Eamonn credits a focus on soil fertility, good management and reseeding as the primary reasons for these increases.
The second enterprise
As mentioned, Eamonn also operates a second enterprise of rearing heifers from his own herd and selling them on to other farmers at 19-20 months.
“Rearing and selling heifers is a big part of what I do. I rear about 90 heifers each year. A lot of people ask me how I get 90 heifers from 140 cows.
“But it’s actually quite easy. I use sexed semen on the heifers for the first three weeks of AI and I retain about 30 of those heifers for my own herd.”
These heifers are carried on a 70ac out-farm, that features a series of roadways and paddocks.
When it comes to breeding, he explained: “90% of the heifers are bred to AI. Vasectomised bulls are ran with the heifers and AI is used to mate them during the first seven-to-eight weeks. After that, a bull is introduced to tidy up.
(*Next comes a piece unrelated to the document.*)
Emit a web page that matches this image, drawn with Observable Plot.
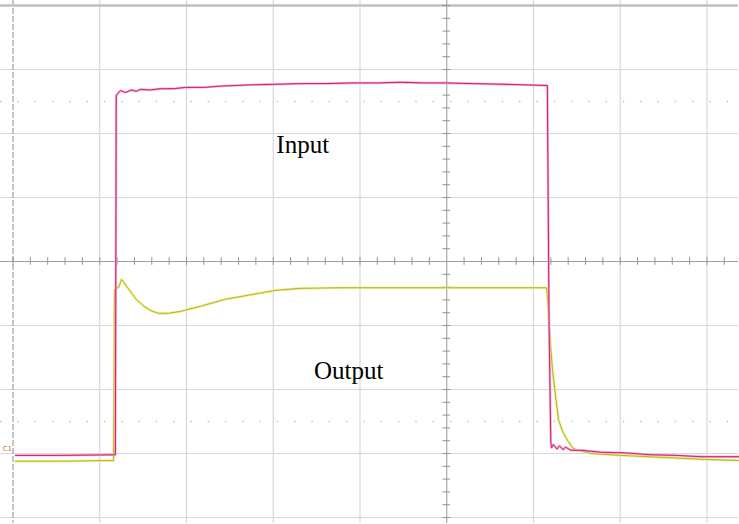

“Each vasectomised bill is put with 30 heifers. I go down every morning and pull out what is marked from each paddock and put them in the shed.
“I ring the AI man and I don’t have to go back near them. Once he’s finished, he lets them into a little paddock beside the shed.
“The next morning, these heifers are moved back to a paddock with other mated heifers. After three weeks – in a normal year – approximately 90 heifers will be back in this paddock. The three vasectomised bulls are reintroduced and another three weeks of breeding are undertaken.”
Eamonn is more than happy with the performance of this enterprise and he gets great satisfaction in hearing that heifers that he has previously sold in October or November have gone on to be the top-performing cows in other farmers’ herds.